Ben Teak, Tallangatta South, said there were no deer on the property when his parents moved there in 1988.

Mr Teak said numbers had risen over time and by the late 2000s deer were well established.

He said the property was bordered by state forest on three sides with some of the paddocks blending into the bush to allow cover during calving season.

He believed deer had been pushed into the area during the 2003 bushfires.

He said they were now well established and were impacting the 303-hectare property's stocking rates.

He was conservative with stocking and a comfortable number was about 150 breeders, but he had now reduced that to 120 due to grazing pressure from deer.

Mr Teak said if paddocks were left too long to rest he would find deer had grazed them.

"We're a small operation and it's certainly impacting our productivity," he said.

"We could feasibly have up to 50 deer in our paddocks at night."

He had been involved in early inquiries into deer management and had lobbied for commercial harvesting in Victoria, which was legalised in 2018.

He said a harvester now periodically came to the property and would often shoot up to 12 deer a night.

His family ate venison more than beef, he said.

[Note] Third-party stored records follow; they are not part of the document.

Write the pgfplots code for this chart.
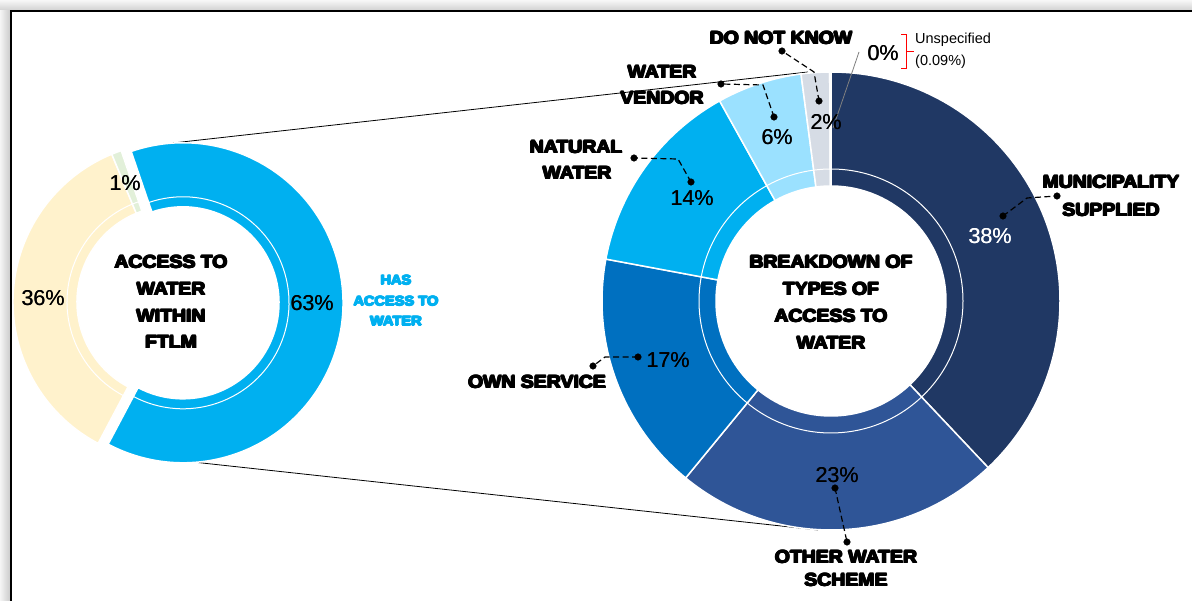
\documentclass[border=0pt]{standalone}
\usepackage{pgfplots}
\pgfplotsset{compat=1.18}
\usetikzlibrary{calc}
\usepackage{fontspec}
\setmainfont{Liberation Sans}
\newfontfamily\heavy[FakeStretch=1.08]{Liberation Sans Bold}

\definecolor{cMun}{HTML}{203864}
\definecolor{cOth}{HTML}{2F5597}
\definecolor{cOwn}{HTML}{0070C0}
\definecolor{cNat}{HTML}{00B0F0}
\definecolor{cVen}{HTML}{9BE1FF}
\definecolor{cDnk}{HTML}{D6DCE5}
\definecolor{cUns}{HTML}{ADB9CA}
\definecolor{cHas}{HTML}{00B0F0}
\definecolor{cNo}{HTML}{FFF2CC}
\definecolor{cOne}{HTML}{E2F0D9}

% annular sector: cx cy rin rring rout a1 a2 colour
\newcommand{\annulus}[8]{%
  \fill[#8, draw=white, line width=1.5pt] ($(axis cs:#1,#2)+(#6:#5pt)$) arc[start angle=#6, end angle=#7, radius=#5pt] -- ($(axis cs:#1,#2)+(#7:#3pt)$) arc[start angle=#7, end angle=#6, radius=#3pt] -- cycle;
  \draw[white, line width=1pt] ($(axis cs:#1,#2)+(#6:#4pt)$) arc[start angle=#6, end angle=#7, radius=#4pt];
}
% right donut slice: cumulative start, value, colour (total 100.09)
\newcommand{\sliceR}[3]{%
  \pgfmathsetmacro\aA{90-(3.6/1.0009)*(#1)}%
  \pgfmathsetmacro\aB{90-(3.6/1.0009)*(#1+#2)}%
  \edef\tmp{\noexpand\annulus{831}{301}{115}{132}{229}{\aA}{\aB}{#3}}\tmp}
% left donut slice: cx, cy, cumulative start, value, colour (total 100)
\newcommand{\sliceL}[5]{%
  \pgfmathsetmacro\aA{108.9-3.6*(#3)}%
  \pgfmathsetmacro\aB{108.9-3.6*(#3+#4)}%
  \edef\tmp{\noexpand\annulus{#1}{#2}{96}{106}{160}{\aA}{\aB}{#5}}\tmp}

\tikzset{
  hv/.style={font=\heavy\fontsize{18}{20}\selectfont, inner sep=0pt, anchor=center},
  hb/.style={font=\heavy\fontsize{13.5}{15}\selectfont, inner sep=0pt, anchor=center, text=cNat},
  pc/.style={font=\fontsize{21.5}{24}\selectfont, inner sep=0pt, anchor=center},
  sm/.style={font=\fontsize{14.5}{16}\selectfont, inner sep=0pt, anchor=west},
  ld/.style={black, line width=1.2pt, dash pattern=on 6pt off 3.5pt},
}
% heavy (black-weight) label: text drawn several times with small offsets
\newcommand{\HV}[4][hv]{%
  \node[#1] at (axis cs:#2,#3) {#4};
  \node[#1, xshift=0.8pt] at (axis cs:#2,#3) {#4};
  \node[#1, xshift=-0.8pt] at (axis cs:#2,#3) {#4};
  \node[#1, yshift=0.5pt] at (axis cs:#2,#3) {#4};
  \node[#1, yshift=-0.5pt] at (axis cs:#2,#3) {#4};
  \node[#1, xshift=0.5pt, yshift=0.4pt] at (axis cs:#2,#3) {#4};
  \node[#1, xshift=-0.5pt, yshift=-0.4pt] at (axis cs:#2,#3) {#4};}
\newcommand{\PC}[4][pc]{%
  \node[#1] at (axis cs:#2,#3) {#4};
  \node[#1, xshift=0.3pt] at (axis cs:#2,#3) {#4};}

\begin{document}
\begin{tikzpicture}
\begin{axis}[x=1pt, y=1pt, xmin=0, xmax=1192, ymin=0, ymax=601, y dir=reverse,
  hide axis, clip=false, scale only axis]
\coordinate (BL) at (axis cs:0,601);
\coordinate (TR) at (axis cs:1192,0);
% frame
\fill[white] (axis cs:0,0) rectangle (axis cs:1192,601);
\shade[left color=gray!8, right color=gray!40] (axis cs:0,0) rectangle (axis cs:10,601);
\shade[top color=gray!6, bottom color=gray!35] (axis cs:0,0) rectangle (axis cs:1192,10);
\draw[black, line width=2pt] (axis cs:11,601) -- (axis cs:11,11) -- (axis cs:1192,11);

% connector lines
\addplot[black, line width=0.8pt] coordinates {(173,143) (808,72)};
\addplot[black, line width=0.8pt] coordinates {(193,462) (818,530)};

% left donut: has access 63, no access 36, other 1
\sliceL{183}{302.8}{0}{63}{cHas}
\sliceL{173}{302}{63}{36}{cNo}
\sliceL{173}{302}{99}{1}{cOne}

% right donut
\sliceR{0}{38}{cMun}
\sliceR{38}{23}{cOth}
\sliceR{61}{17}{cOwn}
\sliceR{78}{14}{cNat}
\sliceR{92}{6}{cVen}
\sliceR{98}{2}{cDnk}
\sliceR{100}{0.09}{cUns}

% leader lines
\addplot[ld] coordinates {(1003,216) (1027,198) (1057,196)};
\addplot[ld] coordinates {(835,488) (847,542)};
\addplot[ld] coordinates {(638,357) (605,357) (593,366)};
\addplot[ld] coordinates {(691,182) (678,159) (634,158)};
\addplot[ld] coordinates {(774,117) (763,85) (721,84)};
\addplot[ld] coordinates {(819,101) (814,72) (782,51)};
\addplot[only marks, mark=*, mark size=3.3pt, black] coordinates {
 (1003,216) (1057,196) (835,488) (847,542) (638,357) (593,366)
 (691,182) (634,158) (774,117) (721,84) (819,101) (782,51)};
\addplot[gray, line width=0.8pt] coordinates {(859,52) (833,128)};
\addplot[red, line width=1pt] coordinates {(901,35) (906,35) (906,69) (901,69)};
\addplot[red, line width=1pt] coordinates {(906,52) (914,52)};

% percent labels
\PC{125}{183}{1\%}
\PC{43}{298}{36\%}
\PC{312}{303}{63\%}
\PC[pc, text=white]{990}{236}{38\%}
\PC{837}{475}{23\%}
\PC{668}{360}{17\%}
\PC{692}{198}{14\%}
\PC{777}{137}{6\%}
\PC{826}{122}{2\%}
\PC{883}{53}{0\%}

% category labels
\HV{1111}{182}{MUNICIPALITY}
\HV{1111}{210}{SUPPLIED}
\HV{846}{557}{OTHER WATER}
\HV{846}{580}{SCHEME}
\HV{537}{382}{OWN SERVICE}
\HV{576}{147}{NATURAL}
\HV{577}{173}{WATER}
\HV{662}{72}{WATER}
\HV{662}{98}{VENDOR}
\HV{781}{38}{DO NOT KNOW}
\node[sm] at (axis cs:915,40) {Unspecified};
\node[sm] at (axis cs:915,62) {(0.09\%)};

% centre titles
\HV{171}{262}{ACCESS TO}
\HV{171}{289}{WATER}
\HV{171}{316}{WITHIN}
\HV{171}{342}{FTLM}
\HV{831}{262}{BREAKDOWN OF}
\HV{831}{289}{TYPES OF}
\HV{831}{316}{ACCESS TO}
\HV{831}{343}{WATER}
\HV[hb]{396}{280}{HAS}
\HV[hb]{396}{301}{ACCESS TO}
\HV[hb]{396}{321}{WATER}
\end{axis}
\pgfresetboundingbox
\useasboundingbox (BL) rectangle (TR);
\end{tikzpicture}
\end{document}
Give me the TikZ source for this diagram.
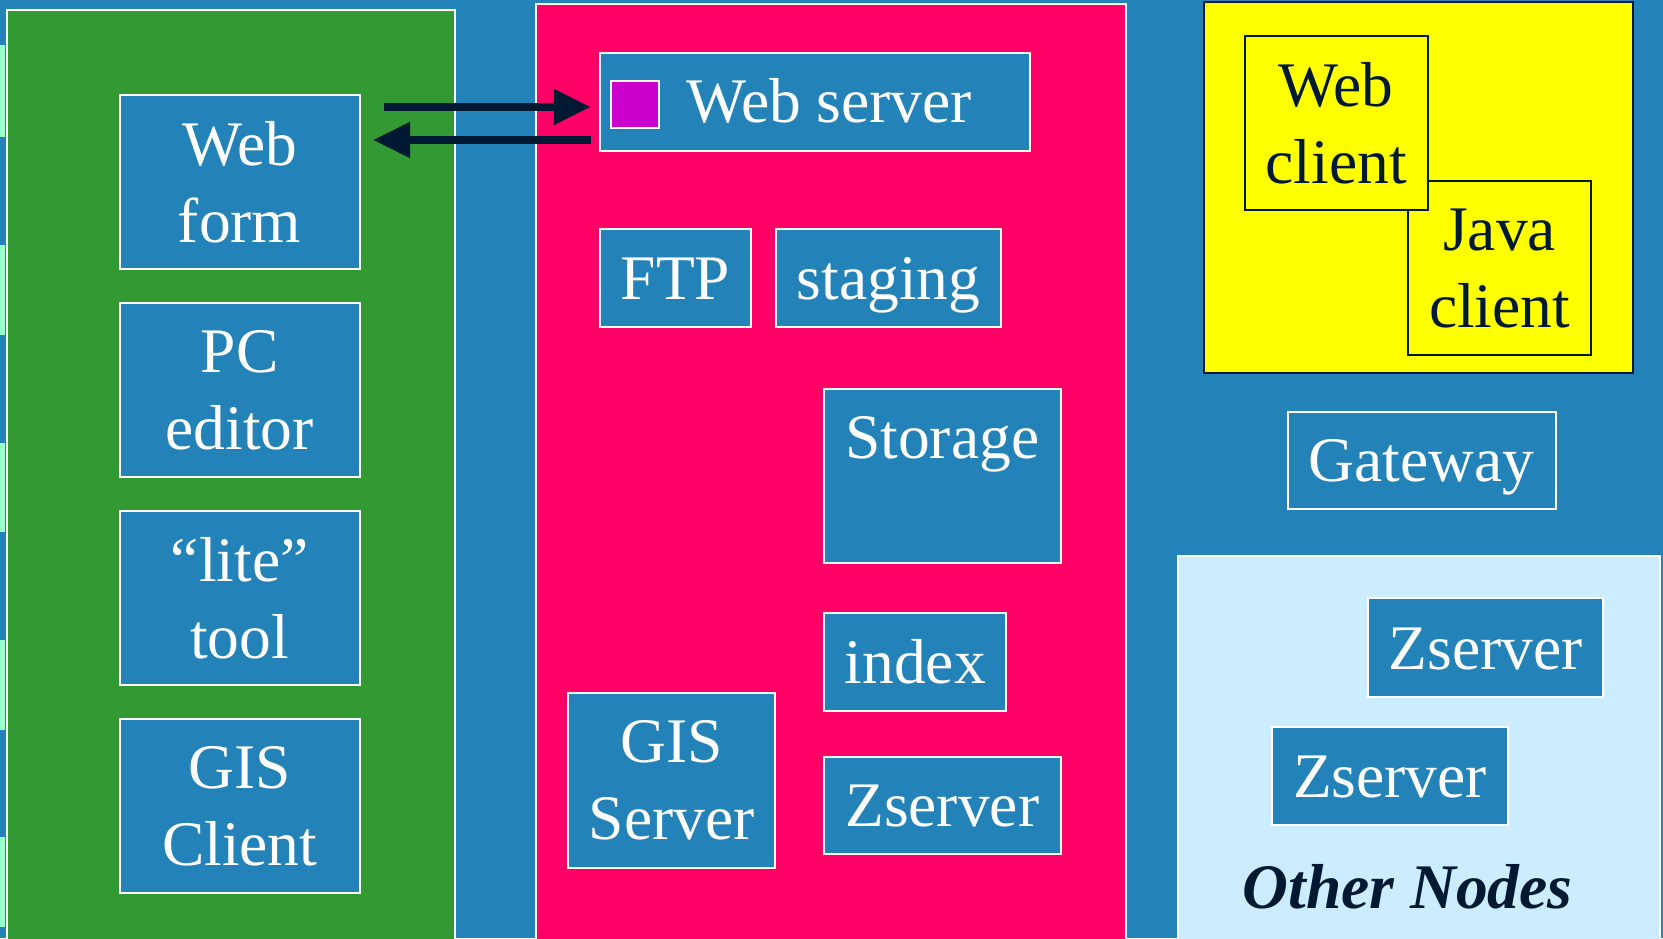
\documentclass[tikz,border=0pt]{standalone}
\usepackage{fontspec}
\setmainfont{Liberation Serif}
\usetikzlibrary{arrows.meta,calc}
\definecolor{bgblue}{RGB}{35,131,184}
\definecolor{pgreen}{RGB}{51,153,51}
\definecolor{ppink}{RGB}{255,0,102}
\definecolor{pyellow}{RGB}{255,255,0}
\definecolor{plight}{RGB}{204,236,255}
\definecolor{navy}{RGB}{0,25,51}
\definecolor{mag}{RGB}{204,0,204}
\definecolor{mint}{RGB}{153,255,204}
\newcommand\dfont{\fontsize{63.5}{77}\selectfont}
\begin{document}
\begin{tikzpicture}[x=1pt,y=-1pt,
  panelw/.style={draw=white, line width=2pt},
  bbox/.style={draw=white, line width=2pt, fill=bgblue, inner sep=0pt, anchor=north west, text=white, font=\dfont},
  ybox/.style={draw=navy, line width=2pt, fill=pyellow, inner sep=0pt, anchor=north west, text=navy, font=\dfont},
  one/.style={text height=43pt, text depth=0pt},
  two/.style={align=center},
  txt/.style={inner sep=0pt, text=white, font=\dfont, text height=43pt, text depth=0pt},
  arr/.style={draw=navy, line width=8pt, -{Triangle[length=37pt,width=34pt]}}]
\useasboundingbox (0,0) rectangle (1663,938);
\clip (0,0) rectangle (1663,938);
\fill[bgblue] (0,0) rectangle (1663,938);
% left edge stripes
\foreach \a/\b in {45/137,245/335,443/532,640/730,837/927}
  \fill[mint] (0,\a) rectangle (5,\b);
% panels
\path[panelw, fill=pgreen] (7.4,9.5) rectangle (455,950);
\path[panelw, fill=ppink] (535.6,4.2) rectangle (1126.4,950);
\path[draw=navy, line width=2pt, fill=pyellow] (1203.8,2.1) rectangle (1633.3,373.3);
\path[panelw, fill=plight] (1178.3,556) rectangle (1660,950);
% left column
\node[bbox, two, minimum width=239.7pt, minimum height=174pt] (wf) at (118.8,94.4) {Web\\form};
\node[bbox, two, minimum width=239.7pt, minimum height=174pt] (pc) at (118.8,302.3) {PC\\editor};
\node[bbox, two, minimum width=239.7pt, minimum height=174pt] (lt) at (118.8,510.1) {“lite”\\tool};
\node[bbox, two, minimum width=239.7pt, minimum height=174pt] (gc) at (118.8,718) {GIS\\Client};
% middle column
\node[bbox, minimum width=429.6pt, minimum height=97.5pt] (ws) at (599.2,52) {};
\node[draw=white, line width=2pt, fill=mag, minimum size=47.7pt, inner sep=0pt, anchor=north west] (sq) at (609.8,79.5) {};
\node[txt, anchor=west] (wst) at (686,100.75) {Web server};
\node[bbox, one, minimum width=150.6pt, minimum height=97.6pt] (ftp) at (599.2,228) {FTP};
\node[bbox, one, minimum width=224.8pt, minimum height=97.6pt] (stg) at (775.3,228) {staging};
\node[bbox, minimum width=236.5pt, minimum height=174pt] (sto) at (823,388.2) {};
\node[txt, anchor=base] (stot) at (sto.north |- 0,458) {Storage};
\node[bbox, one, minimum width=182.4pt, minimum height=97.5pt] (idx) at (823,612) {index};
\node[bbox, two, minimum width=206.8pt, minimum height=175pt] (gs) at (567.4,691.5) {GIS\\Server};
\node[bbox, one, minimum width=236.5pt, minimum height=96.5pt] (zs) at (823,756.2) {Zserver};
% right column
\node[ybox, two, minimum width=182.4pt, minimum height=174pt] (jc) at (1407.4,180.3) {Java\\client};
\node[ybox, two, minimum width=182.4pt, minimum height=174pt] (wc) at (1244.1,35) {Web\\client};
\node[bbox, one, minimum width=268.3pt, minimum height=97.5pt] (gw) at (1286.5,410.5) {Gateway};
\node[bbox, one, minimum width=235pt, minimum height=99pt] (z1) at (1367,597) {Zserver};
\node[bbox, one, minimum width=236pt, minimum height=98pt] (z2) at (1271,726) {Zserver};
\node[inner sep=0pt, anchor=base, text=navy, font=\dfont\bfseries\itshape] (on) at (1407.5,908) {Other Nodes};
% arrows
\draw[arr] ($(wf.east |- 0,107)+(23.3,0)$) -- ($(ws.west |- 0,107)+(-8.4,0)$);
\draw[arr] ($(ws.west |- 0,140)+(-8.4,0)$) -- ($(wf.east |- 0,140)+(12.5,0)$);
\end{tikzpicture}
\end{document}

"I'm glad it's being utilised," he said.

"There's positives - you've just got to try and make it return something because at the moment it's making a loss."

He was reluctant to consider boundary fencing because of the way his paddocks merged into bush.

It would cost into the 10s of thousands to fence the required 15 kilometres, he said.

Going forward he would continue allowing a commercial harvester.

"I think it's the new reality," he said.

"I'm not sure you're ever going to eradicate them."